You are right, they were stolen before Clinton was president. However, Clinton sold China the technology to deliver those nukes to the US.

In the first case they were stolen, in the second the technology was sold, like guess who sold out his country.



To: Daniel Schuh who wrote (39025)3/17/1999 10:35:00 AM
From: JBL  Read Replies (2) | Respond to of 67261
 
" Clinton continued the China policies he inherited."

Mostly wrong Daniel :

- Yes, engagement of China on trade was a Bush policy.
- No, taking the Pentagon out of the loop by switching control over technology from State to Commerce was not a Bush policy.
- No, accepting money from Chinese sources was not a Bush policy.
- No, putting the President in the situation to be blackmailed over Taiwan was not a Bush policy.
- No, tacitly admitting that Taiwan was China's prerogative only was not a Bush policy.

"The Chinese dumped a lot of money on Clinton."

That's a fact Daniel.

" Correlation is not causation, except in the minds of the rational right"

So, when Charlie Trie delivers a letter to Clinton from his Chinese handlers asking him to back off on Taiwan (and a check for his legal defense fund), that's just another coincidence ? Like the string of women who just happen to say that Clinton is sexual predator ?

And when you see China flexing its muscle in SE Asia, conspiring with Pakistan and Irak, and causing India to detonate their N- bomb, that's also just a coincidence ?

"At least when the money in question is on the wrong side of the aisle, when it's on the "right" side, all the money flowing through has nothing to do with policy considerations."

I don't remember any politician ever compromising National Security for campaign funds.

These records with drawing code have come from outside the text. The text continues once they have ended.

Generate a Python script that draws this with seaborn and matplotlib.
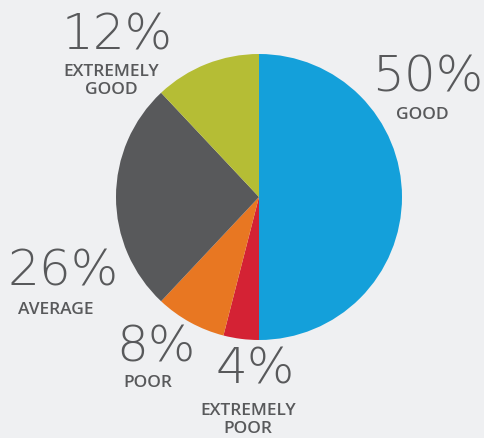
import matplotlib
matplotlib.use("Agg")
import matplotlib.pyplot as plt
import seaborn as sns

categories = ["GOOD", "EXTREMELY\nPOOR", "POOR", "AVERAGE", "EXTREMELY\nGOOD"]
values = [50, 4, 8, 26, 12]
colors = ["#14a0da", "#d42234", "#e87722", "#58595b", "#b5bd35"]

sns.set_theme(style="white")
plt.rcParams["font.family"] = ["DejaVu Sans"]

BG = "#eff0f2"
TXT = "#58595b"
W, H = 485, 438
fig = plt.figure(figsize=(W / 100, H / 100), dpi=100, facecolor=BG)
ax = fig.add_axes([0, 0, 1, 1])
ax.set_facecolor(BG)

ax.pie(values, colors=sns.color_palette(colors), startangle=90, counterclock=False,
       center=(259, H - 197), radius=143, wedgeprops=dict(linewidth=0))
ax.set_xlim(0, W)
ax.set_ylim(0, H)
ax.set_aspect("equal")
ax.axis("off")

# label positions (pixel coords, y from top): number centre, caption centre
pos = {
    "GOOD": ((428, 77), (422, 115)),
    "EXTREMELY\nPOOR": ((255, 370), (248, 420)),
    "POOR": ((156, 348), (148, 383)),
    "AVERAGE": ((63, 271), (56, 310)),
    "EXTREMELY\nGOOD": ((117, 35), (111, 81)),
}
for cat, v in zip(categories, values):
    (nx, ny), (cx, cy) = pos[cat]
    ax.text(nx, H - ny, f"{v}%", ha="center", va="center", fontsize=36,
            color=TXT, fontweight="light")
    ax.text(cx, H - cy, cat, ha="center", va="center", fontsize=12.5,
            color=TXT, fontweight="semibold", linespacing=1.15,
            family=["Open Sans", "DejaVu Sans"])

fig.savefig("out.png", dpi=100, facecolor=BG)
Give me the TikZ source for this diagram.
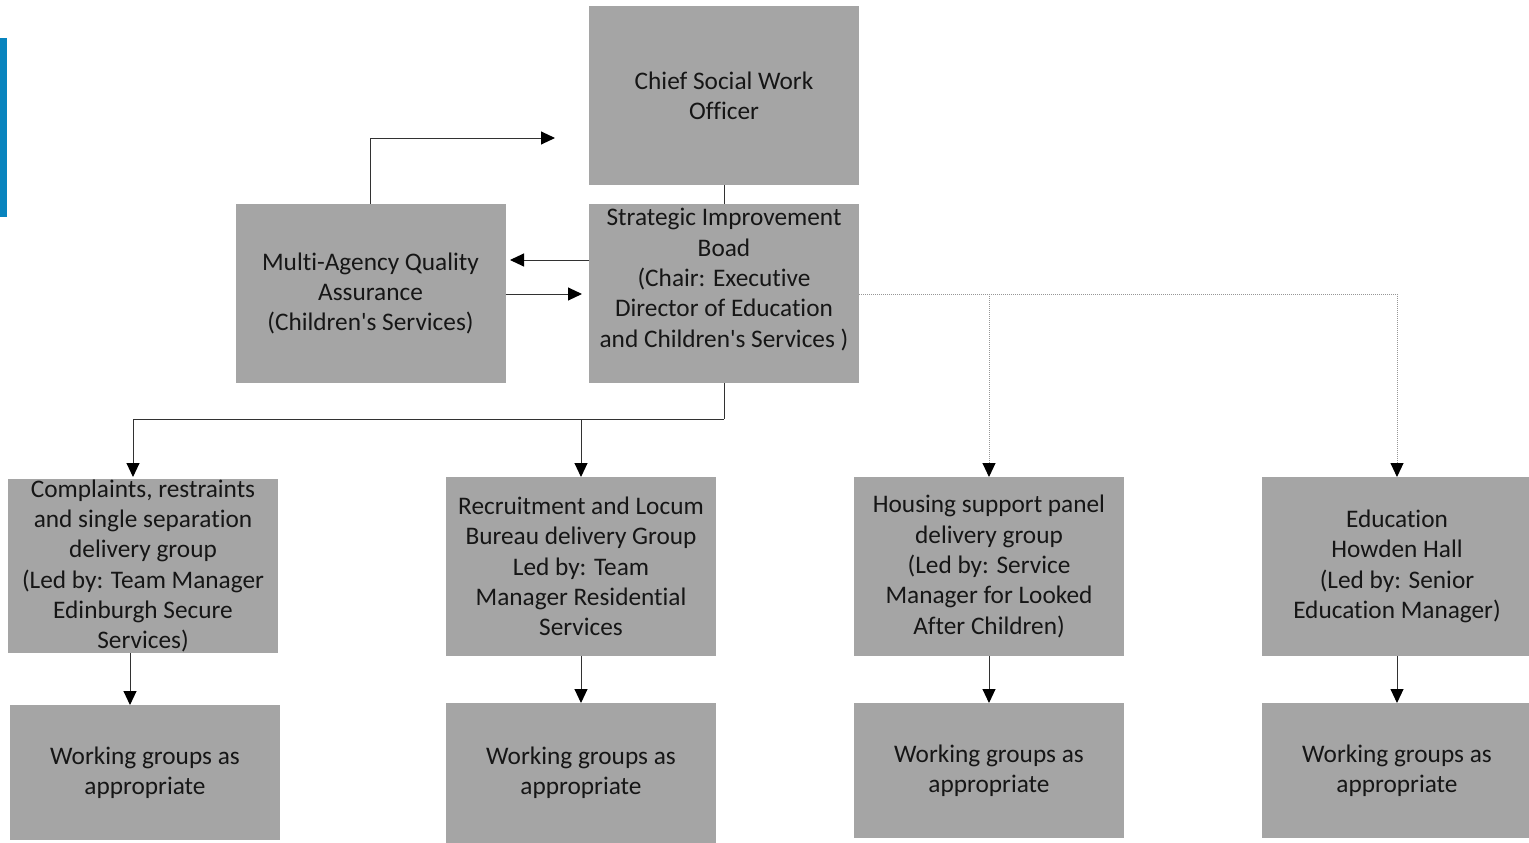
\documentclass[tikz,border=0pt]{standalone}
\usepackage{fontspec}
\setmainfont[Ligatures={NoCommon}]{Carlito}
\usetikzlibrary{arrows.meta}
\definecolor{boxgray}{RGB}{165,165,165}
\definecolor{txt}{RGB}{22,22,22}
\definecolor{linec}{RGB}{50,50,50}
\definecolor{dotc}{RGB}{150,150,150}
\definecolor{barblue}{RGB}{8,132,190}
\newcommand{\sq}{\textquotesingle}
\begin{document}
\begin{tikzpicture}[x=1pt,y=-1pt,
  box/.style={fill=boxgray,draw=none,inner sep=0pt,outer sep=0pt,align=center,text=txt,
    font=\fontsize{25.3}{30.3}\selectfont},
  btxt/.style={inner sep=0pt,align=center,text=txt,font=\fontsize{25.3}{30.3}\selectfont},
  conn/.style={draw=linec,line width=1pt},
  arr/.style={conn,-{Triangle[length=14pt,width=13pt,color=black]}},
  dotarr/.style={draw=dotc,line width=1pt,densely dotted,-{Triangle[length=14pt,width=13pt,color=black]}},
  dotln/.style={draw=dotc,line width=1pt,densely dotted}]
\useasboundingbox (0,0) rectangle (1529,843);
\fill[barblue] (0,38) rectangle (7,217);

% top row
\node[box,minimum width=270pt,minimum height=179pt] (cswo) at (724,95.5) {Chief Social Work\\Officer};
\node[box,minimum width=270pt,minimum height=179pt] (sib) at (724,293.5) {};
\node[btxt] (sibt) at ([yshift=14pt]sib.center) {Strategic Improvement\\Boad\\(Chair: Executive\\Director of Education\\and Children\sq s Services )};
\node[box,minimum width=270pt,minimum height=179pt] (maqa) at (370.5,293.5) {Multi-Agency Quality\\Assurance\\(Children\sq s Services)};

% delivery groups
\node[box,minimum width=270pt,minimum height=174pt] (comp) at (143,566) {Complaints, restraints\\and single separation\\delivery group\\(Led by: Team Manager\\Edinburgh Secure\\Services)};
\node[box,minimum width=270pt,minimum height=179pt] (recr) at (581,566.5) {Recruitment and Locum\\Bureau delivery Group\\Led by: Team\\Manager Residential\\Services};
\node[box,minimum width=270pt,minimum height=179pt] (hous) at (989,566.5) {Housing support panel\\delivery group\\(Led by: Service\\Manager for Looked\\After Children)};
\node[box,minimum width=270pt,minimum height=179pt] (educ) at (1397,566.5) {Education\\Howden Hall\\(Led by: Senior\\Education Manager)};

% working groups
\node[box,minimum width=270pt,minimum height=135pt] (wg1) at (145,772.5) {Working groups as\\appropriate};
\node[box,minimum width=270pt,minimum height=140pt] (wg2) at (581,773) {Working groups as\\appropriate};
\node[box,minimum width=270pt,minimum height=135pt] (wg3) at (989,770.5) {Working groups as\\appropriate};
\node[box,minimum width=270pt,minimum height=135pt] (wg4) at (1397,770.5) {Working groups as\\appropriate};

% coordinates
\coordinate (qaend) at (555,138);
\coordinate (j1) at (724,419);
\coordinate (j2) at (989,294);

% connectors
\draw[conn] (cswo.south) -- (sib.north);
\draw[arr] (maqa.north) |- (qaend);
\draw[arr] (sib.west |- 0,260) -- (510,260);
\draw[arr] (maqa.east |- 0,294) -- (582,294);
\draw[conn] (sib.south) -- (j1);
\draw[arr] (j1) -| (133,477);
\draw[arr] (581,419) -- (recr.north);
\draw[dotln] (sib.east |- 0,294) -- (1397,294);
\draw[dotarr] (j2) -- (hous.north);
\draw[dotarr] (1397,294) -- (educ.north);
\draw[arr] (130,653) -- (130,705);
\draw[arr] (recr.south) -- (wg2.north);
\draw[arr] (hous.south) -- (wg3.north);
\draw[arr] (educ.south) -- (wg4.north);
\end{tikzpicture}
\end{document}
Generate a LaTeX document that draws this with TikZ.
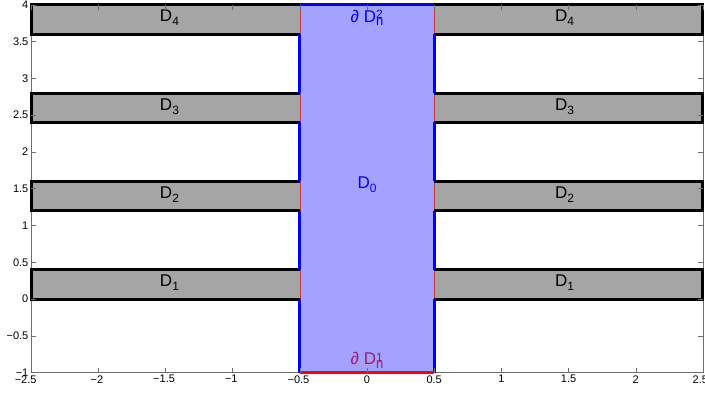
\documentclass[tikz,border=0pt]{standalone}
\usepackage{fontspec}
\setmainfont{Liberation Sans}
\usepackage{xcolor}
\usepackage{tikz}
\usetikzlibrary{calc}

\definecolor{domfill}{RGB}{163,163,255}
\definecolor{stripfill}{RGB}{165,165,165}
\definecolor{bndone}{RGB}{165,25,110}
\definecolor{axgray}{RGB}{110,110,110}

\newcommand{\dlab}[1]{D\raisebox{-0.45ex}{\fontsize{12}{12}\selectfont #1}}
\newcommand{\bndlab}[1]{∂ D\rlap{\raisebox{3.5pt}{\fontsize{12}{12}\selectfont #1}}\raisebox{-3.5pt}{\fontsize{13}{13}\selectfont n}}

\tikzset{
  stripedge/.style={black, line width=3pt, line join=miter},
  bndblue/.style={blue, line width=3pt},
  bndred/.style={red, line width=3pt},
  iface/.style={red!55!gray, line width=0.3pt},
  ticklab/.style={font=\fontsize{11}{11}\selectfont, inner sep=2.5pt},
  domlab/.style={font=\fontsize{17}{17}\selectfont}
}

\begin{document}
\begin{tikzpicture}[x=134.4pt, y=73.6pt]
    \useasboundingbox (-2.731,-1.276) rectangle (2.515,4.064);

    % Axes box
    \draw[axgray, line width=0.6pt] (-2.5,-1) rectangle (2.5,4);

    % Domain D0
    \fill[domfill] (-0.5,-1) rectangle (0.5,4);

    % Strips D1..D4
    \foreach \yb [count=\i] in {0,1.2,2.4,3.6} {
        \fill[stripfill] (-2.5,\yb) rectangle (-0.5,\yb+0.4);
        \fill[stripfill] (0.5,\yb) rectangle (2.5,\yb+0.4);
        \draw[iface] (-0.5,\yb) -- (-0.5,\yb+0.4);
        \draw[iface] (0.5,\yb) -- (0.5,\yb+0.4);
        \draw[stripedge] (-0.5,\yb) -- (-2.5,\yb) -- (-2.5,\yb+0.4) -- (-0.5,\yb+0.4);
        \draw[stripedge] (0.5,\yb) -- (2.5,\yb) -- (2.5,\yb+0.4) -- (0.5,\yb+0.4);
        \node[domlab] (dl\i) at (-1.47,\yb+0.22) {\dlab{\i}};
        \node[domlab] (dr\i) at (1.47,\yb+0.22) {\dlab{\i}};
    }

    % Boundary of D0
    \foreach \ya/\yb in {-1/0,0.4/1.2,1.6/2.4,2.8/3.6} {
        \draw[bndblue] (-0.5,\ya) -- (-0.5,\yb);
        \draw[bndblue] (0.5,\ya) -- (0.5,\yb);
    }
    \draw[bndblue] (-0.5,4) -- (0.5,4);
    \draw[bndred] (-0.5,-1) -- (0.5,-1);

    % Ticks
    \foreach \x/\t/\dx in {-2.5/−2.5/-0.04,-2/−2/-0.01,-1.5/−1.5/-0.01,-1/−1/-0.01,-0.5/−0.5/-0.01,0/0/0,0.5/0.5/0,1/1/0,1.5/1.5/0,2/2/0,2.5/2.5/-0.02} {
        \draw[axgray, line width=0.4pt] (\x,-1) -- (\x,-0.93);
        \draw[axgray, line width=0.4pt] (\x,4) -- (\x,3.93);
        \node[ticklab, below] at (\x+\dx,-1) {\t};
    }
    \foreach \y/\t in {-1/−1,-0.5/−0.5,0/0,0.5/0.5,1/1,1.5/1.5,2/2,2.5/2.5,3/3,3.5/3.5,4/4} {
        \draw[axgray, line width=0.4pt] (-2.5,\y) -- (-2.463,\y);
        \draw[axgray, line width=0.4pt] (2.5,\y) -- (2.463,\y);
        \node[ticklab, left] at (-2.5,\y) {\t};
    }

    % Labels
    \node[domlab, text=blue] (d0) at (0,1.55) {\dlab{0}};
    \node[domlab, text=blue] (bnd2) at (0,3.82) {\bndlab{2}};
    \node[domlab, text=bndone] (bnd1) at (0,-0.83) {\bndlab{1}};
\end{tikzpicture}
\end{document}
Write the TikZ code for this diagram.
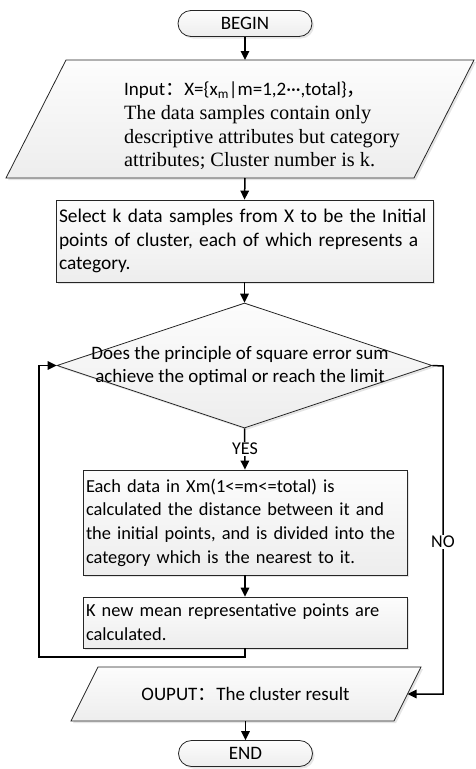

If you can name one case, I'll tell you the guy should be thrown in jail.

"And remember when all those nuclear secrets apparently leaked out. Not on Clinton's watch, Bonzo. The leak is what compromised national security. Want to blame Clinton for Aldrich Ames , too? That one was revealed in the Clinton administration, but the US agents in Russia were rolled up somewhat earlier."

This is so lame. Spying has always been there. Pretending that it did not exist, and try to cover your sorry ass for accepting Chinese money and being corruptly influenced by a military junta is all we could expect of a President that won't even try to prove he is not a rapist.

I just can't understand how you can go on Daniel. Stop reading that Newsweek shit while sitting in Wisconsin. Buy a plane ticket, travel to China, and see for yourself . These guys do not play above the table. They never will until you slap them in the face whenever is needed. That's true in business, and that's true in dealing with their Government. Engaging them : yes ! Bending over, NO!